An infeasible number of years ago I worked on a Cobol system where staff weren't allowed to change the indentation unless they already had a reason to change the code, because someone once broke something by letting a line slip into one of the special columns at the beginning of a line. This applied even if the layout was misleading, which it sometimes was, so we had to read the code very carefully because we couldn't trust it. The policy must have cost a fortune in programmer drag.

There's research to show the we all spend much more of our programming time navigating and reading code — finding where to make the change — than actually typing, so that's what we want to optimize for.

  • Easy to scan. People are really good at visual pattern matching (a leftover from the time when we had to spot lions on the savannah), so I can help myself by making everything that isn't directly relevant to the domain, all the "accidental complexity" that comes with most commercial languages, fade into the background by standardizing it. If code that behaves the same looks the same, then my perceptual system will help me pick out the differences. That's why I also observe conventions about how to lay out the parts of a class within a compilation unit: constants, fields, public methods, private methods.

  • Expressive layout. We've all learned to take the time to find the right names so that our code expresses as clearly as possible what it does, rather than just listing the steps — right? The code's layout is part of this expressiveness too. A first cut is to have the team agree on an automatic formatter for the basics, then I might make adjustments by hand while I'm coding. Unless there's active dissension, a team will quickly converge on a common "hand-finished" style. A formatter cannot understand my intentions (I should know, I once wrote one), and it's more important to me that the line breaks and groupings reflect the intention of the code, not just the syntax of the language. (Kevin McGuire freed me from my bondage to automatic code formatters.)
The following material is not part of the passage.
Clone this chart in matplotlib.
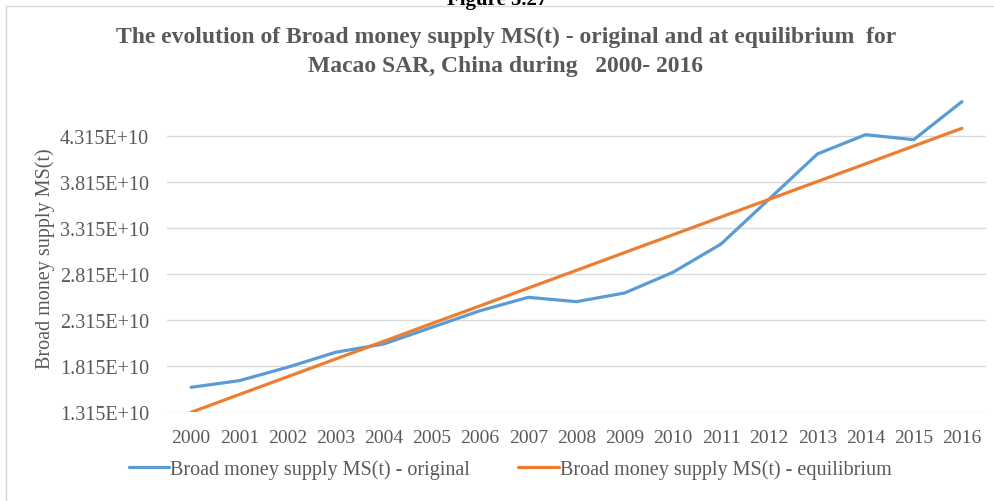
import matplotlib
matplotlib.use("Agg")
import matplotlib.pyplot as plt
from matplotlib.lines import Line2D

# Dados (valores em unidades monetárias)
anos = [str(a) for a in range(2000, 2017)]
ms_original = [1.586e10, 1.658e10, 1.803e10, 1.966e10, 2.056e10, 2.237e10, 2.417e10,
               2.562e10, 2.515e10, 2.609e10, 2.833e10, 3.140e10, 3.628e10, 4.117e10,
               4.326e10, 4.272e10, 4.684e10]
ms_equilibrio = [1.315e10, 1.508e10, 1.700e10, 1.893e10, 2.085e10, 2.278e10, 2.470e10,
                 2.663e10, 2.855e10, 3.048e10, 3.240e10, 3.433e10, 3.625e10, 3.818e10,
                 4.010e10, 4.203e10, 4.395e10]
yticks = [1.315e10, 1.815e10, 2.315e10, 2.815e10, 3.315e10, 3.815e10, 4.315e10]
ytick_labels = ["1.315E+10", "1.815E+10", "2.315E+10", "2.815E+10",
                "3.315E+10", "3.815E+10", "4.315E+10"]

plt.rcParams["font.family"] = ["Liberation Serif", "DejaVu Serif"]

fig = plt.figure(figsize=(9.95, 5.02), dpi=100)
W, H = 995, 502
ax = fig.add_axes([167 / W, 1 - 413.3 / H, (986 - 167) / W, (413.3 - 95) / H])

x = list(range(len(anos)))
ax.plot(x, ms_original, color="#5b9bd5", lw=2.3, label="Broad money supply MS(t) - original",
        solid_capstyle="round", zorder=3)
ax.plot(x, ms_equilibrio, color="#ed7d31", lw=2.3, label="Broad money supply MS(t) - equilibrium",
        solid_capstyle="round", zorder=3)

ax.set_xlim(-0.5, len(anos) - 0.5)
ax.set_ylim(1.315e10, 1.315e10 + (413.3 - 95) / 92.2 * 1e10)
ax.set_xticks(x)
ax.set_xticklabels(anos)
ax.set_yticks(yticks)
ax.set_yticklabels(ytick_labels)
ax.tick_params(length=0, labelcolor="#595959")
ax.tick_params(axis="x", pad=12, labelsize=14)
ax.tick_params(axis="y", pad=13, labelsize=14.5)
ax.grid(axis="y", color="#d9d9d9", lw=1)
ax.set_axisbelow(True)
for s in ax.spines.values():
    s.set_visible(False)

# Rótulo do eixo y
fig.text(45 / W, 1 - 259 / H, "Broad money supply MS(t)", rotation=90, fontsize=14.5,
         color="#595959", ha="center", va="center")

# Titulo
fig.text(506 / W, 1 - 52 / H,
         "The evolution of Broad money supply MS(t) - original and at equilibrium  for\n"
         "Macao SAR, China during   2000- 2016",
         ha="center", va="center", fontsize=17, fontweight="bold", color="#595959",
         linespacing=1.5)

# Texto cortado no topo
fig.text(497 / W, 1 - 5 / H, "Figure 5.27", ha="center", va="baseline",
         fontsize=15, fontweight="bold", color="black")

# Borda da área do gráfico
fig.add_artist(Line2D([6 / W, 1], [1 - 7 / H, 1 - 7 / H], color="#d9d9d9", lw=1))
fig.add_artist(Line2D([6 / W, 6 / W], [0, 1 - 7 / H], color="#d9d9d9", lw=1))

# Legenda
fig.legend(loc="center", bbox_to_anchor=(510 / W, 1 - 470 / H), ncol=2, frameon=False,
           fontsize=14.5, handlelength=2.0, handletextpad=0.05, columnspacing=2.4,
           labelcolor="#595959")

fig.savefig("out.png", dpi=100)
  • Compact format. The more I can get on a screen, the more I can see without breaking context by scrolling or switching files, which means I can keep less state in my head. Long procedure comments and lots of whitespace made sense for 8-character names and line printers, but now I live in an IDE that does syntax coloring and cross linking. Pixels are my limiting factor so I want every one to contribute towards my understanding of the code. I want the layout to help me understand the code, but no more than that.

A non-programmer friend once remarked that code looks like poetry. I get that feeling from really good code, that everything in the text has a purpose and that it's there to help me understand the idea. Unfortunately, writing code doesn't have the same romantic image as writing poetry.